Sometimes I think Aspergers is all about realising that difference is not a negative, it is just about being an individual. We are all individuals, every one of us, aspie or not, nice or not, funny or not, fierce or not. Every person is an individual, it is just that human beings have this tendency to cluster together.
Each family has its own routines and rituals, a way of doing things which is considered right. Sometimes the family is aware they are different from other families; more often it never occurs to them, as this is the way things have always been done.
Each society is like this too, a big family with a way of doing things. A set of behaviours that makes the society feel it is a whole entity, that each person within it belongs. From more obvious behaviours such as not slapping complete strangers to more subtle ones like knowing when to give up a seat on a bus.
If society as a whole states, outright or by implication, how we should behave, then so do our own families. This is what we do so this is what you do. This is how we do it. This is how we think therefore this is how you should think because this is the way to think.
But what if you can't think that way? Not because you are being rebellious or difficult or having a bad day, just because it doesn't work like that for you?
We come to the arguments then, the family traditions and societal norms pitted against the aspie need for security and understanding.

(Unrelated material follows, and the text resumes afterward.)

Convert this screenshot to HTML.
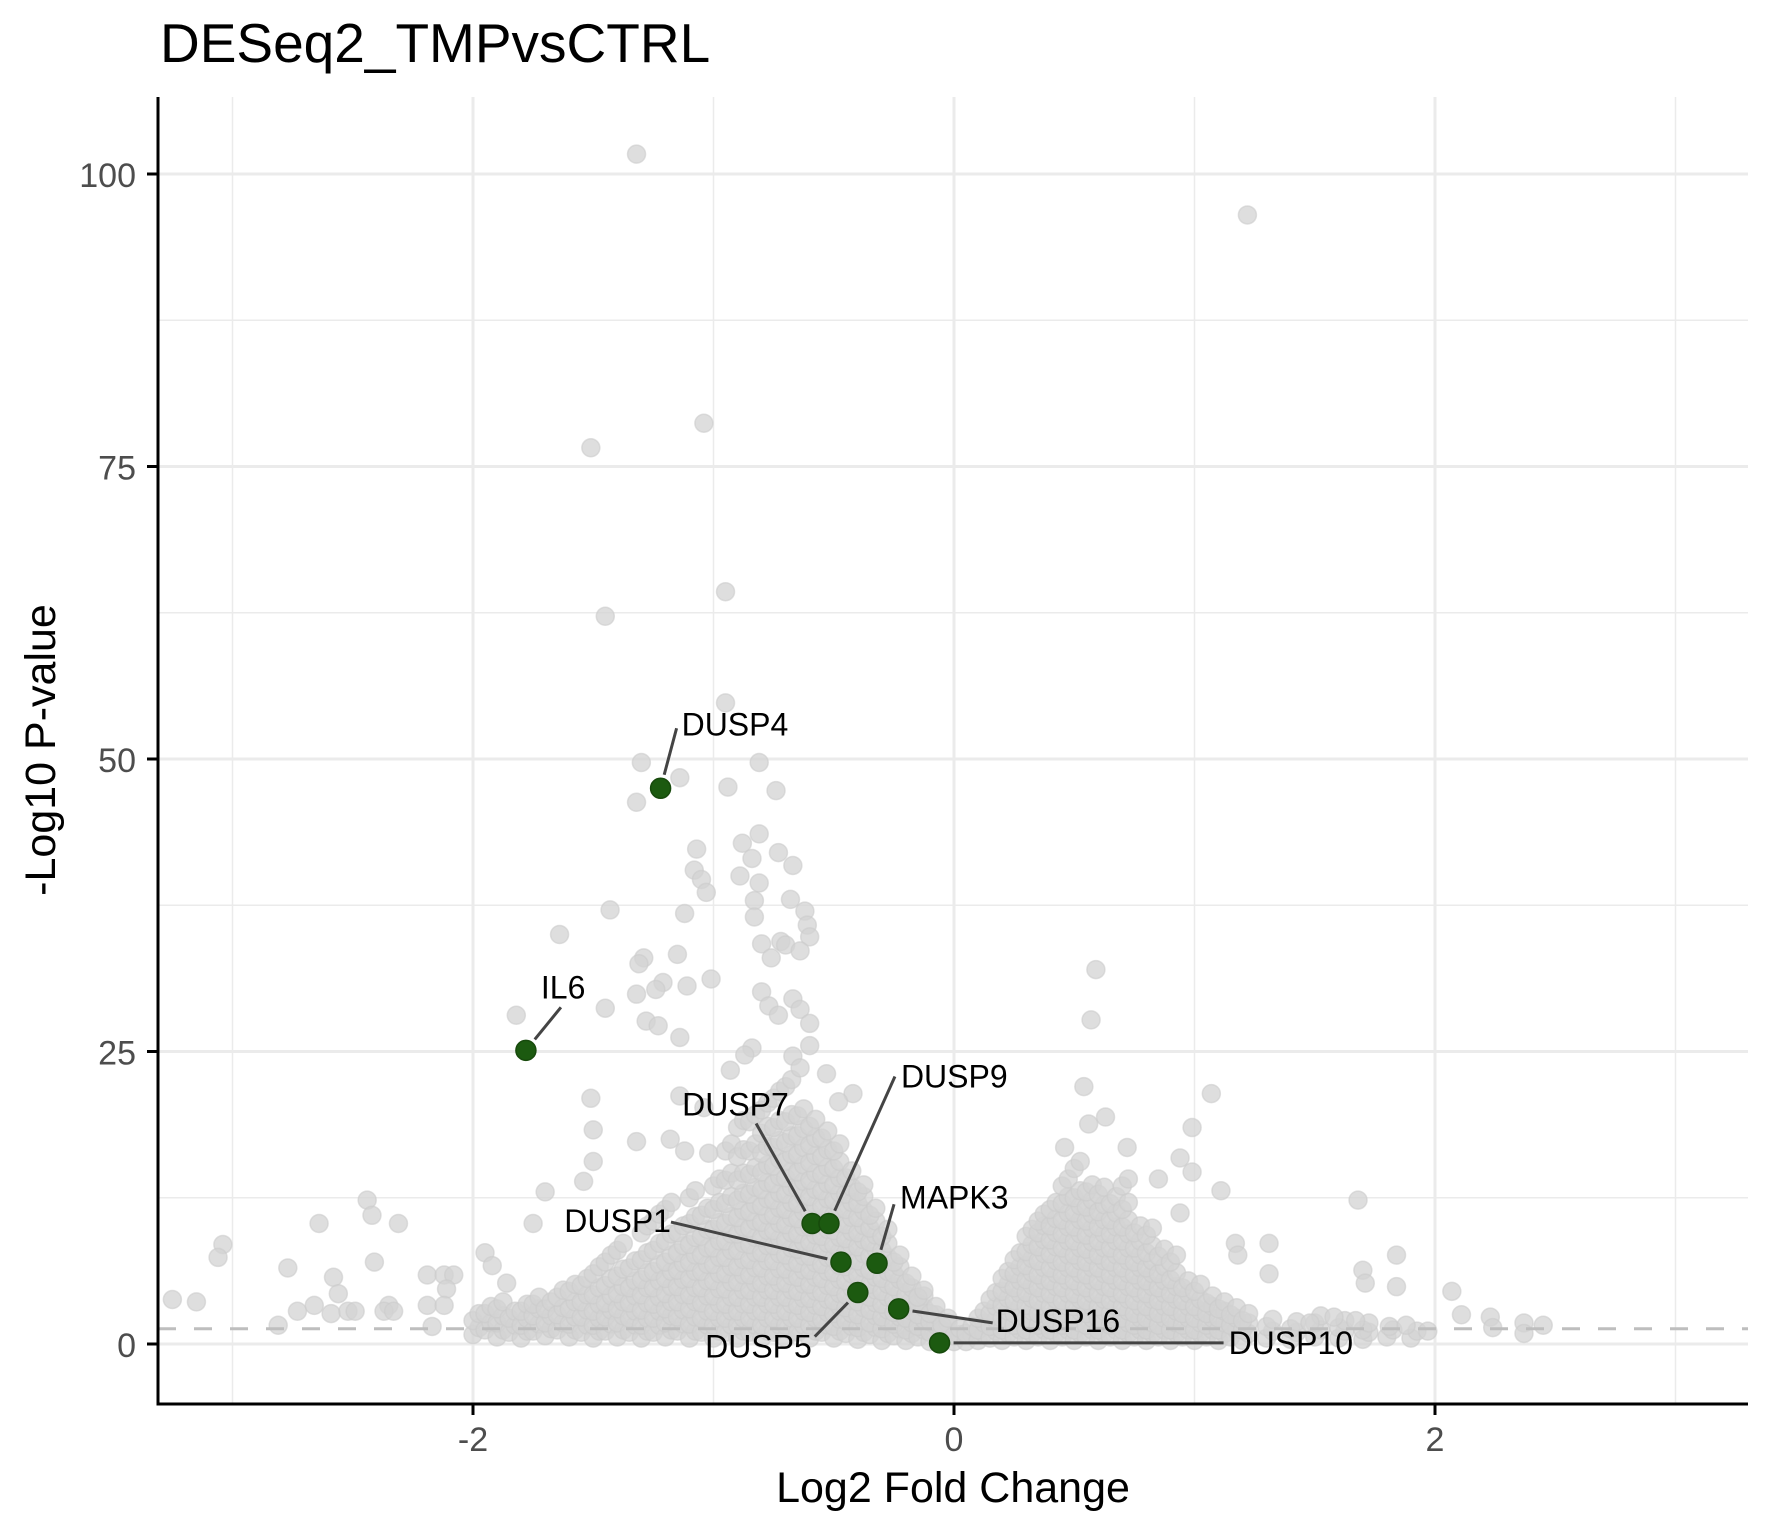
<!DOCTYPE html>
<html><head><meta charset="utf-8"><style>
html,body{margin:0;padding:0;background:#fff}
svg{display:block}
text{font-family:"Liberation Sans",Arial,sans-serif}
</style></head><body>
<svg id="chart" width="1771" height="1535" viewBox="0 0 1771 1535" xmlns="http://www.w3.org/2000/svg">
<text x="160" y="62" font-size="55" fill="#000">DESeq2_TMPvsCTRL</text>
<g id="grid"></g>
<g id="pts"></g>
<g id="hl"></g>
<g id="axes"></g>
<text x="953" y="1502" font-size="43" text-anchor="middle" fill="#000">Log2 Fold Change</text>
<text transform="translate(55,750) rotate(-90)" font-size="43" text-anchor="middle" fill="#000">-Log10 P-value</text>
</svg>
<script>
const xTicks=[-2,0,2];
const xMinor=[-3,-1,1,3];
const yTicks=[0,25,50,75,100];
const yMinor=[12.5,37.5,62.5,87.5];
const pThreshold=1.3;
const outlierX=[-1.32,1.22,-1.04,-1.51,-0.95,-1.45,-0.95,-0.81,-1.30,-0.94,-0.74,-1.32,-1.14,-0.81,-1.07,-0.88,-0.73,-0.84,-0.67,-1.08,-1.05,-0.81,-0.89,-1.03,-0.83,-0.68,-1.43,-1.12,-0.62,-0.83,-0.61,-1.64,-0.60,-0.80,-0.72,-0.70,-1.15,-1.29,-1.31,-0.64,-0.76,0.59,-1.21,-1.01,-1.32,-1.11,-1.24,-0.80,-0.67,-1.45,-1.82,0.57,-0.77,-0.64,-0.60,-1.28,-1.23,-1.14,-0.73,-0.60,-0.84,-0.87,-0.67,-0.93,-0.53,-0.64,0.54,1.07,-0.42,-1.51,-1.14,-1.04,-0.48,0.63,0.56,0.99,-1.50,-1.32,-1.18,-1.12,0.46,0.72,0.94,-1.50,-1.02,0.99,-1.54,0.85,-1.70,1.11,1.68,-2.44,-2.42,-2.31,-2.64,-1.75,0.94,1.17,1.31,-3.04,-3.06,-2.41,-2.77,1.18,1.70,1.84,1.71,1.84,2.07,1.31,-3.25,-3.15,-2.58,-2.56,-2.81,-2.73,-2.66,-2.59,-2.52,-2.49,-2.35,-2.37,-2.33,-2.19,-2.12,-2.08,-2.11,-2.19,-2.12,-1.95,-1.92,-1.86,-2.17,2.11,2.23,2.24,2.37,2.45,2.37,1.97,1.81,1.88,1.58,1.67,1.48];
const outlierY=[101.7,96.5,78.7,76.6,64.3,62.2,54.8,49.7,49.7,47.6,47.3,46.3,48.4,43.6,42.3,42.8,42,41.5,40.9,40.5,39.7,39.4,40,38.6,37.9,38,37.1,36.8,37,36.5,35.8,35,34.8,34.2,34.4,34.1,33.3,33,32.5,33.6,33,32,30.9,31.2,29.9,30.6,30.3,30.1,29.5,28.7,28.1,27.7,28.9,28.6,27.4,27.6,27.2,26.2,28.1,25.5,25.3,24.7,24.6,23.4,23.1,23.6,22,21.4,21.4,21,21.2,20.2,20.7,19.4,18.8,18.5,18.3,17.3,17.5,16.5,16.8,16.8,15.9,15.6,16.3,14.7,13.9,14.1,13,13.1,12.3,12.3,11,10.3,10.3,10.3,11.2,8.6,8.6,8.5,7.4,7,6.5,7.6,6.3,7.6,5.2,4.9,4.5,6,3.8,3.6,5.7,4.3,1.6,2.8,3.3,2.6,2.8,2.8,3.3,2.8,2.8,5.9,5.9,5.9,4.7,3.3,3.3,7.8,6.7,5.2,1.5,2.5,2.3,1.4,1.8,1.6,0.9,1.1,1.5,1.6,2.3,2,1.8];
const colX=[-2.0,-1.95,-1.9,-1.85,-1.8,-1.75,-1.7,-1.65,-1.6,-1.55,-1.5,-1.45,-1.4,-1.35,-1.3,-1.25,-1.2,-1.15,-1.1,-1.05,-1.0,-0.95,-0.9,-0.85,-0.8,-0.75,-0.7,-0.65,-0.6,-0.55,-0.5,-0.45,-0.4,-0.35,-0.3,-0.25,-0.2,-0.15,-0.1,-0.05,0.0,0.05,0.1,0.15,0.2,0.25,0.3,0.35,0.4,0.45,0.5,0.55,0.6,0.65,0.7,0.75,0.8,0.85,0.9,0.95,1.0,1.05,1.1,1.15,1.2,1.3,1.4,1.5,1.6,1.7,1.8,1.9];
const colY=[[0.8,2.0],[1.2,2.6],[0.6,1.8,3.0],[1.0,2.2],[0.5,1.6,2.8],[1.1,2.4,3.4],[0.7,1.8,3.0],[1.2,2.5,4.0],[0.6,1.7,3.0,4.5],[1.0,2.3,3.6,5.0],[0.5,1.6,2.8,4.2,6.0],[1.1,2.3,3.5,5.0,7.0],[0.6,1.8,3.0,4.3,5.8,8.0],[1.0,2.2,3.5,4.8,6.5],[0.5,1.6,2.9,4.2,5.5,7.2,9.5],[1.0,2.2,3.4,4.8,6.2,8.0,10.5],[0.6,1.8,3.0,4.3,5.6,7.0,8.8,11.5],[1.1,2.3,3.6,4.9,6.3,7.8,9.5],[0.5,1.7,3.0,4.2,5.6,7.0,8.5,10.3,12.5],[1.0,2.2,3.5,4.8,6.2,7.6,9.2,11.0],[0.5,1.6,2.8,4.1,5.4,6.8,8.2,9.8,11.5,13.5],[1.0,2.2,3.4,4.7,6.0,7.4,8.8,10.3,12.0,14.0,16.5],[0.5,1.6,2.8,4.0,5.3,6.6,8.0,9.4,10.8,12.3,14.0,16.0,18.5],[1.0,2.2,3.4,4.6,5.9,7.2,8.5,9.9,11.3,12.8,14.5,16.5,19.0],[0.5,1.6,2.8,4.0,5.2,6.5,7.8,9.1,10.4,11.8,13.2,14.7,16.3,18.0,20.0],[1.0,2.2,3.4,4.6,5.8,7.1,8.4,9.7,11.0,12.3,13.7,15.2,16.8,18.5,21.0],[0.5,1.6,2.8,4.0,5.2,6.4,7.6,8.9,10.2,11.5,12.8,14.2,15.6,17.2,19.0,22.0],[1.0,2.2,3.3,4.5,5.7,6.9,8.1,9.4,10.7,12.0,13.3,14.7,16.2,17.8,19.5],[0.5,1.6,2.7,3.9,5.1,6.3,7.5,8.7,10.0,11.3,12.6,14.0,15.5,17.0,18.6],[1.0,2.1,3.2,4.4,5.6,6.8,8.0,9.2,10.5,11.8,13.1,14.5,16.0,17.6],[0.5,1.5,2.6,3.7,4.9,6.1,7.3,8.5,9.7,11.0,12.3,13.6,15.0,16.5],[0.9,2.0,3.1,4.2,5.4,6.6,7.8,9.0,10.2,11.5,12.8,14.2],[0.4,1.4,2.5,3.6,4.7,5.9,7.1,8.3,9.5,10.8,12.0,13.0],[0.8,1.8,2.9,4.0,5.1,6.3,7.5,8.7,9.9,11.0],[0.3,1.3,2.3,3.4,4.5,5.6,6.8,8.0,9.2],[0.7,1.7,2.7,3.8,4.9,6.0,7.0],[0.3,1.2,2.2,3.2,4.2,5.2],[0.6,1.5,2.5,3.5,4.0],[0.2,1.0,1.9,2.6],[0.4,1.2,1.6],[0.2,0.7],[0.2,0.9],[0.3,1.2,2.2],[0.5,1.5,2.6,3.8],[0.3,1.2,2.2,3.3,4.5,5.6],[0.6,1.6,2.6,3.7,4.8,6.0,7.2],[0.3,1.2,2.2,3.3,4.4,5.5,6.7,7.9,9.2],[0.6,1.6,2.6,3.7,4.8,5.9,7.1,8.3,9.5,10.5],[0.3,1.2,2.2,3.2,4.3,5.4,6.5,7.7,8.9,10.1,11.5],[0.6,1.6,2.6,3.7,4.8,5.9,7.0,8.2,9.4,10.6,12.0,13.5],[0.3,1.2,2.2,3.2,4.3,5.4,6.5,7.6,8.8,10.0,11.2,12.5,15.0],[0.6,1.6,2.6,3.7,4.8,5.9,7.0,8.1,9.3,10.5,11.7,13.0],[0.3,1.2,2.2,3.2,4.3,5.4,6.5,7.6,8.8,10.0,11.3,12.8],[0.6,1.6,2.6,3.7,4.8,5.9,7.0,8.2,9.4,10.6,12.0],[0.3,1.2,2.2,3.2,4.3,5.4,6.5,7.6,8.8,10.0,11.5,13.5],[0.6,1.6,2.6,3.7,4.8,5.9,7.0,8.2,9.5],[0.3,1.2,2.2,3.2,4.3,5.4,6.5,7.8,9.3],[0.6,1.6,2.6,3.7,4.8,6.0,7.5],[0.3,1.2,2.2,3.2,4.3,5.5,7.0],[0.6,1.6,2.6,3.7,4.8],[0.3,1.2,2.2,3.2,4.5],[0.6,1.6,2.6,3.5],[0.3,1.2,2.2,3.0],[0.6,1.6,2.5],[0.3,1.2,2.0],[0.5,1.5],[0.4,1.3],[0.6,1.8],[0.5,1.4],[0.4,1.2],[0.6],[0.5]];
const geneNames=["DUSP4","IL6","DUSP7","DUSP9","DUSP1","MAPK3","DUSP5","DUSP16","DUSP10"];
const geneX=[-1.22,-1.78,-0.59,-0.52,-0.47,-0.32,-0.40,-0.23,-0.06];
const geneY=[47.5,25.1,10.3,10.3,7.0,6.9,4.4,3.0,0.1];
// label layout (pixel offsets relative to point: text x, text y, line end x, line end y, anchor)
const labelLayout=[[21,-53,16,-60,"start"],[15,-52,35,-43,"start"],[-130,-108,-56,-100,"start"],[72,-136,66,-147,"start"],[-170,-30,-170,-40,"end"],[23,-55,17,-59,"start"],[-46,65,-43,44,"end"],[97,23,94,14,"start"],[289,11,284,0,"start"]];

const NS="http://www.w3.org/2000/svg";
const X0=158,X1=1748,Y0=97,Y1=1404;
const xs=v=>954+v*240.5;
const ys=v=>1344-v*11.7;
function mk(tag,attrs,parent){const e=document.createElementNS(NS,tag);for(const k in attrs)e.setAttribute(k,attrs[k]);parent.appendChild(e);return e;}
const grid=document.getElementById('grid');
mk('rect',{x:X0,y:Y0,width:X1-X0,height:Y1-Y0,fill:'#fff'},grid);
xMinor.forEach(v=>{const l=mk('line',{x1:xs(v),x2:xs(v),y1:Y0,y2:Y1,stroke:'#ebebeb','stroke-width':1.5},grid);

});
yMinor.forEach(v=>{const l=mk('line',{x1:X0,x2:X1,y1:ys(v),y2:ys(v),stroke:'#ebebeb','stroke-width':1.5},grid);

});
xTicks.forEach(v=>{const l=mk('line',{x1:xs(v),x2:xs(v),y1:Y0,y2:Y1,stroke:'#ebebeb','stroke-width':3},grid);

});
yTicks.forEach(v=>{const l=mk('line',{x1:X0,x2:X1,y1:ys(v),y2:ys(v),stroke:'#ebebeb','stroke-width':3},grid);

});

const pts=document.getElementById('pts');
function gray(x,y){const c=mk('circle',{cx:xs(x),cy:ys(y),r:9,fill:'#d3d3d3','fill-opacity':0.75,stroke:'#cccccc','stroke-opacity':0.6,'stroke-width':1.5},pts);

}
colX.forEach((x,i)=>colY[i].forEach(y=>{gray(x,y);gray(x+0.025,y+0.6);}));
outlierX.forEach((x,i)=>gray(x,outlierY[i]));

const th=mk('line',{x1:X0,x2:X1,y1:ys(pThreshold),y2:ys(pThreshold),stroke:'#bebebe','stroke-width':3,'stroke-dasharray':'18 18'},pts);



const hl=document.getElementById('hl');
geneNames.forEach((g,i)=>{const px=xs(geneX[i]),py=ys(geneY[i]);const L=labelLayout[i];
const d=Math.hypot(L[2],L[3]);
const ln=mk('line',{x1:px+14*L[2]/d,y1:py+14*L[3]/d,x2:px+L[2],y2:py+L[3],stroke:'#444','stroke-width':3},hl);


const c=mk('circle',{cx:px,cy:py,r:10,fill:'#1c5a10',stroke:'#174a0c','stroke-width':1.5},hl);


const t=mk('text',{x:px+L[0],y:py+L[1],'font-size':32,fill:'#000','text-anchor':L[4]},hl);t.textContent=g;

});

const ax=document.getElementById('axes');
const ya=mk('line',{x1:X0,x2:X0,y1:Y0,y2:Y1+1.5,stroke:'#000','stroke-width':3},ax);


const xa=mk('line',{x1:X0-1.5,x2:X1,y1:Y1,y2:Y1,stroke:'#000','stroke-width':3},ax);


xTicks.forEach(v=>{mk('line',{x1:xs(v),x2:xs(v),y1:Y1,y2:Y1+11,stroke:'#000','stroke-width':3},ax);
const t=mk('text',{x:xs(v),y:1451,'font-size':34,fill:'#4d4d4d','text-anchor':'middle'},ax);t.textContent=v;

});
yTicks.forEach(v=>{mk('line',{x1:X0-11,x2:X0,y1:ys(v),y2:ys(v),stroke:'#000','stroke-width':3},ax);
const t=mk('text',{x:136,y:ys(v)+13,'font-size':34,fill:'#4d4d4d','text-anchor':'end'},ax);t.textContent=v;

});
</script>
</body></html>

It is Aunt Elsie's birthday and we always go to her house, along with every other member of the family, and celebrate with her. It is what we do, it is the right thing to do, it is what you will do.
Except that today is a bad day and you don't want to go to Aunt Elsie's birthday. You don't want to be in a little room with all the other members of your family. You don't want to be in a little room with anyone! You just want to stay at home and be safe.
Now you're being ridiculous. What isn't safe about good old Aunt Elsie? What isn't safe about your own family? What isn't safe about something you have done every year for your whole life? Why is it any different today than the other days? Why are you being so utterly awkward now, when you are expected to be nice and kind and visit an old lady on her birthday?
Try it a different way. Translate it into something unrelated and see if it is still ridiculous.
Every year, on one particular day, your whole family gets together to paint blue fish. They have always done it, it's a family tradition and no one ever misses. You have always done it too.
You are used to turning up with your paint and brush and getting down on the floor with everyone else, to paint blue fish. Before you arrive, someone will have set out the paper and left spaces for you all to sit in while you paint. There is even spare paint in the corner, in case you run out. You wouldn't want to miss out any of your fish!
This year, it suddenly occurs to you that the last thing you want to do is go and paint blue fish. What is the point? Everyone else is going, let them paint the fish! You want to stay at home and read about yellow toads. Yellow toads are just as vital as blue fish - more so, perhaps, because anyone can paint a blue fish but not everyone knows about yellow toads.
You have a big argument about it. Why don't you want to paint blue fish? What's wrong with blue fish? They've always been good enough for you before! Why did you decide, today of all days, that it had to be yellow toads instead? Don't you know how difficult you are, wanting to read about yellow toads? No one needs to know about those! You should be painting blue fish!
The blue fish by themselves seem pretty much irrelevant to life, don't you think? They only become important because of the significance given to them. If they hadn't been bigged up all these years, do you think the whole family would get together to paint them? Do you think it would have continued? Or do you think only those people who really liked blue fish would paint them? And then they'd really enjoy it too, because they would be doing something special.
Those blue fish are only special if you like painting them, they are only significant if they actually mean something to you and you aren't painting them just because you have been trained to see them as important. If you take away this training, this insistence on doing what others do, then yellow toads rise up to the same level of importance as blue fish.
It is all about respecting differences and understanding that a lot of what we do, or are expected to do, is driven by what other people think of as important. I am not suggesting we neglect our elderly aunts or dismiss our responsibilities too lightly. But do we really have to do what is expected of us? Is it absolutely necessary for us to behave a certain way, just because?
Aspergers is ridiculous because denying the importance placed by others leaves us open to ridicule. We become an object of derision and contempt simply because we choose not to do what we are expected to do. We are ridiculous because we have different priorities and needs from people in our social group. And it is only by looking outside of this sphere of expectation that we gain some perspective on what is really important in our lives.
In my opinion, yellow toads win out any day over blue fish. Or pink hornets win over green bluebirds, if that's what applies to you. Being true to yourself is what really matters and making sure that if you have to do something difficult, it should be worthwhile and not just because.